1. Planning For Your Underground Fence
The layout of your fence needs to take into account several factors including:
- Where do you want your dog to stay?
- What areas do you need to keep off-limits? Do you want to keep your dog out of a pool, or a flower bed? Yep, you can plan for that.
- Where are the utility lines running through your yard? A quick call to Miss Utility can help with this question. Running the wires safely means avoiding cutting utility lines, as well as preventing the dog fence signal from carrying into the home on your electricity lines.
2. Installation of your Fence
This is where the hard work begins… Expect an installation to take 4-8 hours depending on the size of your lawn and other factors such as terrain. If you did your work in the planning phase, everything should go easily enough, but there are always some surprises along the way. For instance, during one of our installations, we were surprised to find that buried 2″ below the surface of the yard corrugated pieces of metal. It’s certainly not something that we expected to find.
Experience goes a long way when it comes to handling the unexpected during a fence installation.
3. Training Your Dog to Stay In Your Yard
Without a doubt this is where your fence will succeed or fail. In the previous two phases, technical know how are crucial. In the training phase, it takes a special understanding of a dog’s psychology to ensure the safety of the dogs that you’re planning to protect.
There are several things that can go wrong in the training phase. Some problems that we have corrected for other fence installers include:
- Dogs that Run Through the Fence: A dog must believe that there is a steel wall that is preventing them from leaving the yard. It’s not just an invisible curtain that they can run through. They must believe that they physically are incapable of leaving the boundary of the yard. To accomplish this, you must test your dog with distractions, and temptations that simulate (and sometimes duplicate) what they will encounter on any given day. Prey chase (chasing after dogs, people, or squirrels) is the leading cause for dogs that break through a dog fence, and needs to be thoroughly proofed to ensure that breakthrough is not a possibility.
- Fear of the Yard: Most dog fence installers rely on pain to keep the dog from breaking through the boundary. They will turn up the correction level on the fence to a very high level, and then attempt to lead the dog to the fence line.
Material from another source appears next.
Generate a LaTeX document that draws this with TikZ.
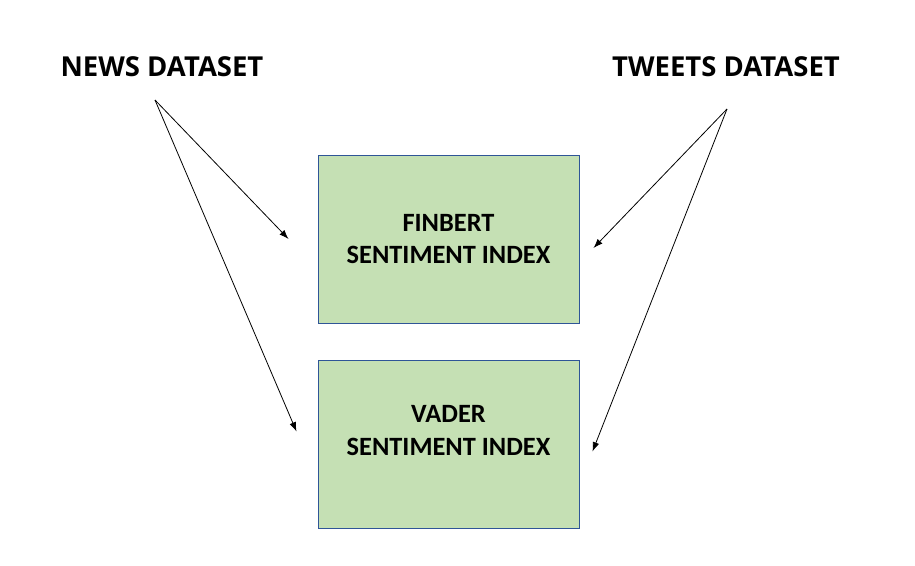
\documentclass[tikz,border=0pt]{standalone}
\usepackage{fontspec}
\setmainfont{Carlito}
\newfontfamily\titlefont{Open Sans}
\usetikzlibrary{arrows.meta,calc}

\definecolor{boxgreen}{HTML}{C5E0B4}
\definecolor{boxblue}{HTML}{2F5597}

\tikzset{
    dataset/.style={font=\titlefont\bfseries\fontsize{20.6}{24}\selectfont, inner sep=0pt},
    indexbox/.style={draw=boxblue, fill=boxgreen, line width=0.75pt,
        minimum width=195.75pt, minimum height=126pt},
    indextext/.style={align=center, inner sep=0pt,
        font=\bfseries\fontsize{19.8}{24.5}\selectfont},
    feed/.style={-{Latex[length=7pt,width=5pt]}, line width=0.6pt, black}
}

\begin{document}
\begin{tikzpicture}[x=0.75pt, y=-0.75pt]

    \useasboundingbox (0,0) rectangle (915,565);

    %Datos
    \node[dataset] (news) at (162,67) {NEWS DATASET};
    \node[dataset] (tweets) at (726,67) {TWEETS DATASET};
    \coordinate (newsout) at (155,100);
    \coordinate (tweetsout) at (727,109);

    %Indices
    \node[indexbox] (finbert) at (448.5,239) {};
    \node[indexbox] (vader) at (448.5,444.5) {};
    \node[indextext] (finberttxt) at (finbert.center) {FINBERT\\SENTIMENT INDEX};
    \node[indextext] (vadertxt) at ($(vader.center)+(0,-14)$) {VADER\\SENTIMENT INDEX};

    %Flechas
    \draw[feed] (newsout) -- ($(finbert.west)+(-29,0)$);
    \draw[feed] (newsout) -- ($(vader.west)+(-21,-13)$);
    \draw[feed] (tweetsout) -- ($(finbert.east)+(14,9)$);
    \draw[feed] (tweetsout) -- ($(vader.east)+(13,7)$);

\end{tikzpicture}
\end{document}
When the dog gets the correction for the first time they have no idea what just happened to them. A bee may have just stung them, or God may have just tapped them on the shoulder with a bolt of lightning. With this approach, the dog will very likely become afraid of the entire yard. They won’t understand that there is a line that they can’t cross, but instead blame the entire area where the correction occurred for the shock. When this happens, dogs will refuse to enter the yard, and choose to stay pressed up against the home. It’s important that a dog understands that they can safely enter the yard in the free area, while choosing to avoid the boundary. To avoid this problem proper conditioning of the boundary line in conjunction with the correction is needed. In addition, teaching the dog that there is a safe zone where they can happily play is crucial. The Dog Fence Company uses each training session to train the dog on the boundary AND to train the dog on basic commands in the safe area. It’s a win-win situation. The dog gains a better understanding of the boundary, and the owner gets a better behaved dog.
- Fear of Any Sound that Resembles the Warning Beep on the Fence Collar: We have often retrained dogs that are fearful of everyday beeps inside and around the home. Imagine that you are cooking a meal in the microwave, and when the beep goes off telling you that your meal is ready, your dog urinates and hides under your kitchen table. It happens all the time. We started The Dog Fence Company because we are trainers who have had the unfortunate task of rehabilitating dogs with this and other similar problems. It’s crucial that the dog has a solid understanding of the warning sound, and isn’t afraid when it hears the beep. Again, proper training can abate this problem.
There are more issues than we can list here for you, but they all have their solutions deeply rooted in solid training techniques. We have years of training experience that is based on the proper use of static electric corrections. It’s simple. If you want a fence that will protect your dog, and ensures that they are happy, make sure that your dog’s fence training program is solid.